#### Information provided:
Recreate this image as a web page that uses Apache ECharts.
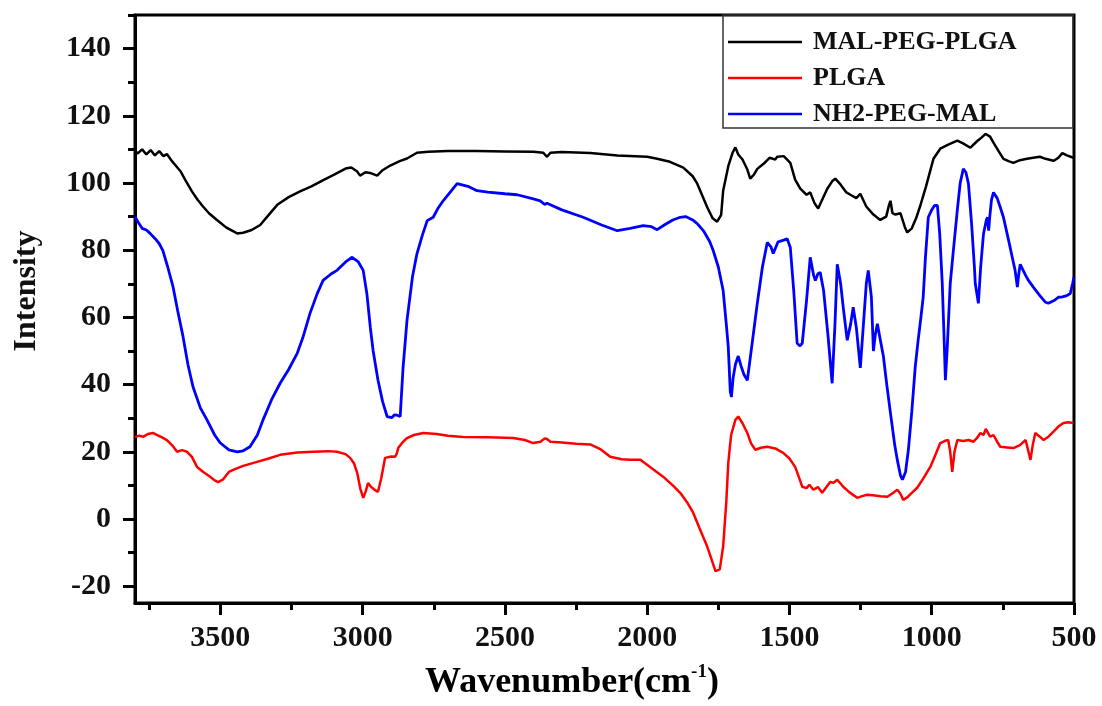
<!DOCTYPE html>
<html>
<head>
<meta charset="utf-8">
<script src="https://cdn.jsdelivr.net/npm/echarts@6/dist/echarts.min.js"></script>
<style>html,body{margin:0;padding:0;background:#fff}#c{width:1102px;height:706px}</style>
</head>
<body>
<div id="c"></div>
<script>
const seriesNames = ['MAL-PEG-PLGA', 'PLGA', 'NH2-PEG-MAL'];
const xTicks = [500, 1000, 1500, 2000, 2500, 3000, 3500];
const xMinorTicks = [750, 1250, 1750, 2250, 2750, 3250, 3750];
const yTicks = [-20, 0, 20, 40, 60, 80, 100, 120, 140];
const yMinorTicks = [-10, 10, 30, 50, 70, 90, 110, 130, 150];

const malPegPlga = [[3800,109.5],[3790,108.8],[3775,110],[3760,108.5],[3745,109.8],[3730,108.2],[3715,109.5],[3700,108],[3688,108.6],[3670,106.5],[3655,105],[3640,103.5],[3624,101],[3600,97.5],[3580,95],[3561,93],[3540,91],[3512,89],[3480,86.8],[3441,85],[3420,85.2],[3390,86],[3360,87.5],[3330,90.5],[3300,93.5],[3260,95.8],[3220,97.5],[3180,99],[3140,100.8],[3100,102.5],[3060,104.3],[3040,104.6],[3020,103.5],[3009,102.2],[2990,103.2],[2974,103],[2949,102.2],[2930,103.8],[2903,105.2],[2870,106.5],[2844,107.3],[2809,109],[2770,109.3],[2700,109.5],[2600,109.5],[2500,109.4],[2400,109.3],[2365,109],[2352,107.8],[2340,109],[2300,109.2],[2200,108.9],[2105,108.2],[2000,107.8],[1965,107.2],[1920,106.3],[1873,104.6],[1840,102],[1824,99.8],[1805,96],[1789,92.8],[1770,89.5],[1754,88.5],[1740,90.5],[1733,97.7],[1715,105],[1700,109],[1690,110.6],[1680,108.5],[1665,107],[1648,104],[1638,101.3],[1625,102.5],[1613,104.2],[1590,105.8],[1570,107.5],[1550,107],[1543,107.8],[1520,108],[1497,106],[1480,101],[1462,98.3],[1440,96.5],[1427,97.2],[1412,94],[1399,92.4],[1385,95],[1367,98.3],[1350,100.5],[1339,101.3],[1320,99.5],[1300,97.2],[1286,96.5],[1265,95.5],[1251,96.8],[1230,93],[1205,90.6],[1181,89],[1160,90],[1150,93.5],[1145,94.7],[1138,91],[1128,90.6],[1110,91],[1095,87],[1086,85.3],[1070,86.5],[1055,89.5],[1040,93.3],[1020,99],[994,107.2],[970,110.2],[940,111.5],[910,112.6],[890,111.8],[864,110.5],[840,112.5],[825,113.5],[811,114.6],[795,113.8],[783,112],[765,109.5],[748,107.2],[730,106.5],[713,106],[690,106.8],[665,107.2],[643,107.5],[620,107.8],[600,107.2],[572,106.6],[555,107.5],[541,108.9],[525,108.2],[502,107.5]];

const plga = [[3800,24.4],[3785,24.8],[3770,24.5],[3755,25.3],[3737,25.6],[3720,24.9],[3705,24.3],[3688,23.5],[3670,22],[3652,20],[3635,20.5],[3617,20],[3600,18.5],[3582,15.5],[3560,14],[3536,12.6],[3520,11.5],[3508,11],[3490,11.8],[3470,14],[3455,14.6],[3420,15.8],[3371,17],[3330,18],[3290,19.1],[3230,19.8],[3174,20],[3120,20.2],[3090,20],[3060,19.3],[3044,18.2],[3030,16.5],[3019,13.7],[3008,9],[2998,6.3],[2990,8],[2981,10.7],[2970,9.5],[2955,8.5],[2946,8.1],[2935,12],[2921,18.2],[2900,18.6],[2886,18.5],[2880,19.5],[2875,21.1],[2860,22.8],[2844,24.1],[2820,25],[2787,25.6],[2740,25.3],[2700,24.8],[2647,24.4],[2560,24.3],[2471,24.1],[2430,23.5],[2401,22.6],[2375,23],[2360,24],[2352,23.8],[2340,23],[2300,22.8],[2250,22.4],[2200,22.2],[2165,20.8],[2130,18.5],[2090,17.8],[2060,17.6],[2024,17.6],[1990,15.5],[1944,12.6],[1910,10],[1884,7.8],[1860,5],[1838,1.8],[1815,-3],[1789,-8.2],[1770,-13],[1760,-15.5],[1754,-16],[1745,-15],[1733,-8.2],[1722,5],[1715,16.7],[1705,25],[1690,29.5],[1680,30.5],[1665,28.5],[1648,25.6],[1635,22.5],[1620,20.6],[1600,21.2],[1578,21.5],[1550,21],[1522,19.7],[1500,18],[1480,15.5],[1465,12],[1455,9.6],[1440,9.2],[1430,10.2],[1416,8.7],[1400,9.5],[1385,7.8],[1370,9.5],[1357,11],[1345,10.8],[1332,11.7],[1311,9.6],[1290,8],[1262,6.3],[1245,6.8],[1226,7.2],[1200,7],[1180,6.8],[1156,6.6],[1135,7.8],[1121,8.7],[1110,7.5],[1100,5.7],[1085,6.5],[1070,7.8],[1051,9.3],[1030,12],[1005,15.5],[985,19.5],[970,22.6],[955,23.2],[942,23.5],[935,20],[928,14],[920,20],[910,23.5],[890,23.2],[870,23.5],[853,23],[840,24.2],[829,25.6],[818,25],[810,26.8],[804,27],[795,24.5],[783,25],[770,23],[759,21.5],[735,21.3],[713,21.1],[690,22],[670,23.5],[664,23.5],[653,17.6],[645,22],[636,25.6],[620,24.5],[607,23.5],[590,24.5],[572,26],[555,27.5],[537,28.6],[520,28.8],[502,28.6]];

const nh2PegMal = [[3800,90],[3790,88.5],[3775,86.5],[3760,86],[3747,85],[3730,83.5],[3715,82],[3702,79.9],[3685,75],[3666,69],[3650,62],[3631,54.2],[3614,46],[3596,39.3],[3570,33],[3547,29.5],[3520,25],[3501,22.7],[3470,20.6],[3441,20],[3420,20.3],[3396,21.5],[3370,25],[3350,29.5],[3320,35.5],[3290,40.4],[3260,44.5],[3230,49.3],[3210,54],[3185,61.2],[3160,67],[3139,71],[3110,73],[3090,74],[3060,76.5],[3037,77.9],[3015,76.5],[2998,74],[2985,67],[2973,57],[2963,50],[2946,41.3],[2930,35],[2914,30.5],[2897,30.2],[2888,31],[2879,30.9],[2868,30.5],[2858,45],[2844,59.2],[2825,72],[2809,79],[2790,84.5],[2773,88.8],[2752,89.8],[2735,92.5],[2717,94.7],[2690,97.5],[2668,99.8],[2630,99],[2598,97.7],[2560,97.3],[2500,96.8],[2457,96.5],[2400,95.3],[2376,94.7],[2360,93.6],[2352,94],[2300,92],[2225,89.8],[2160,87.5],[2105,85.8],[2060,86.5],[2014,87.3],[1985,87],[1965,86.1],[1940,87.5],[1910,89],[1884,89.8],[1865,90],[1859,89.5],[1840,89],[1824,87.9],[1800,85.5],[1780,82.5],[1768,79.9],[1750,75],[1733,68],[1722,58],[1715,51.2],[1708,38],[1704,36.3],[1698,42],[1690,46],[1680,48.5],[1670,45.5],[1660,43],[1648,41.3],[1630,53],[1613,64.2],[1595,75],[1578,82.3],[1565,81],[1557,79],[1540,82.5],[1520,83],[1508,83.4],[1497,80.8],[1485,68],[1473,52.3],[1463,51.5],[1455,52.3],[1440,65],[1427,77.9],[1415,72.5],[1409,71],[1400,73],[1392,73.4],[1380,68],[1365,55],[1350,40.4],[1340,58],[1332,75.8],[1320,70],[1311,63],[1297,53.2],[1285,58],[1276,63],[1265,57],[1251,45],[1240,58],[1230,70],[1223,74],[1212,66],[1205,50],[1198,55],[1191,58.1],[1180,53],[1170,48.5],[1158,40],[1145,31.5],[1130,22],[1121,17.6],[1110,13],[1103,11.7],[1092,14],[1082,20.6],[1070,32],[1058,45.2],[1048,53],[1040,58.6],[1030,66],[1022,78],[1012,89.8],[1000,92],[990,93.3],[980,93.3],[972,85],[963,70.1],[957,55],[952,41.3],[946,50],[935,70],[924,79.9],[910,92],[900,100],[889,104.2],[880,103.2],[871,99.8],[860,88],[850,75],[847,70.1],[836,64.2],[828,75],[818,84.9],[808,89],[804,89.8],[800,85.8],[796,90],[790,95],[783,97.2],[770,95.5],[760,93],[748,89.8],[730,83],[717,77.9],[707,74],[699,69],[694,73],[689,75.8],[670,72.5],[660,71],[643,69],[620,66.5],[600,64.5],[590,64.2],[570,65],[555,66],[541,66.1],[525,66.5],[513,67.1],[505,70],[500,72]];

const SERIF = "'Liberation Serif', 'Times New Roman', serif";
const chart = echarts.init(document.getElementById('c'), null, {renderer: 'canvas'});

const baseX = {
  type: 'value', min: 500, max: 3800, inverse: true, position: 'bottom',
  splitLine: {show: false}
};
const baseY = {
  type: 'value', min: -25, max: 150, position: 'left',
  splitLine: {show: false}
};
const plain = v => String(v);

chart.setOption({
  animation: false,
  backgroundColor: '#fff',
  grid: {left: 135, right: 28, top: 15, bottom: 103, show: true, borderColor: '#000', borderWidth: 3, backgroundColor: 'transparent'},
  xAxis: [
    Object.assign({}, baseX, {
      axisLine: {show: true, onZero: false, lineStyle: {color: '#000', width: 3}},
      axisTick: {show: true, inside: false, length: 12, lineStyle: {color: '#000', width: 3}, customValues: xTicks},
      axisLabel: {show: true, margin: 20, color: '#111', fontFamily: SERIF, fontWeight: 'bold', fontSize: 30, customValues: xTicks, formatter: plain}
    }),
    Object.assign({}, baseX, {
      axisLine: {show: false, onZero: false},
      axisTick: {show: true, inside: false, length: 7, lineStyle: {color: '#000', width: 3}, customValues: xMinorTicks},
      axisLabel: {show: false}
    })
  ],
  yAxis: [
    Object.assign({}, baseY, {
      axisLine: {show: true, onZero: false, lineStyle: {color: '#000', width: 3}},
      axisTick: {show: true, inside: false, length: 12, lineStyle: {color: '#000', width: 3}, customValues: yTicks},
      axisLabel: {show: true, margin: 24, color: '#111', fontFamily: SERIF, fontWeight: 'bold', fontSize: 30, customValues: yTicks, formatter: plain}
    }),
    Object.assign({}, baseY, {
      axisLine: {show: false, onZero: false},
      axisTick: {show: true, inside: false, length: 7, lineStyle: {color: '#000', width: 3}, customValues: yMinorTicks},
      axisLabel: {show: false}
    })
  ],
  legend: {
    show: true, orient: 'vertical', left: 728, top: 29, padding: 0, itemGap: 10,
    icon: 'rect', itemWidth: 74, itemHeight: 2.5, selectedMode: false,
    data: seriesNames,
    textStyle: {fontFamily: SERIF, fontWeight: 'bold', fontSize: 26, color: '#111', padding: [0, 0, 0, 6]}
  },
  graphic: [
    {type: 'rect', z: 1, shape: {x: 723, y: 15, width: 350, height: 113}, style: {fill: null, stroke: '#333', lineWidth: 1.5}},
    {type: 'text', x: 572, y: 683, style: {
      text: '{a|Wavenumber(cm}{s|-1}{a|)}', align: 'center', verticalAlign: 'middle',
      rich: {
        a: {fontFamily: SERIF, fontWeight: 'bold', fontSize: 36, color: '#111', lineHeight: 40},
        s: {fontFamily: SERIF, fontWeight: 'bold', fontSize: 19, color: '#111', verticalAlign: 'top', lineHeight: 40}
      }
    }},
    {type: 'text', x: 27, y: 291, rotation: Math.PI / 2, style: {
      text: 'Intensity', align: 'center', verticalAlign: 'middle',
      fontFamily: SERIF, fontWeight: 'bold', fontSize: 32, fill: '#111'
    }}
  ],
  series: [
    {name: seriesNames[0], type: 'line', data: malPegPlga, showSymbol: false, symbol: 'none', xAxisIndex: 0, yAxisIndex: 0, lineStyle: {color: '#000', width: 2.5}, itemStyle: {color: '#000'}},
    {name: seriesNames[1], type: 'line', data: plga, showSymbol: false, symbol: 'none', xAxisIndex: 0, yAxisIndex: 0, lineStyle: {color: '#ff0000', width: 2.5}, itemStyle: {color: '#ff0000'}},
    {name: seriesNames[2], type: 'line', data: nh2PegMal, showSymbol: false, symbol: 'none', xAxisIndex: 0, yAxisIndex: 0, lineStyle: {color: '#0000ff', width: 2.8}, itemStyle: {color: '#0000ff'}}
  ]
});
</script>
</body>
</html>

#### What you need to do:
Copy exactly the lines running from the beginning of the listing through the line that has "110, 130, 150];". Drop the pictures.

#### Exercise response:
Recreate this image as a web page that uses Apache ECharts.
<!DOCTYPE html>
<html>
<head>
<meta charset="utf-8">
<script src="https://cdn.jsdelivr.net/npm/echarts@6/dist/echarts.min.js"></script>
<style>html,body{margin:0;padding:0;background:#fff}#c{width:1102px;height:706px}</style>
</head>
<body>
<div id="c"></div>
<script>
const seriesNames = ['MAL-PEG-PLGA', 'PLGA', 'NH2-PEG-MAL'];
const xTicks = [500, 1000, 1500, 2000, 2500, 3000, 3500];
const xMinorTicks = [750, 1250, 1750, 2250, 2750, 3250, 3750];
const yTicks = [-20, 0, 20, 40, 60, 80, 100, 120, 140];
const yMinorTicks = [-10, 10, 30, 50, 70, 90, 110, 130, 150];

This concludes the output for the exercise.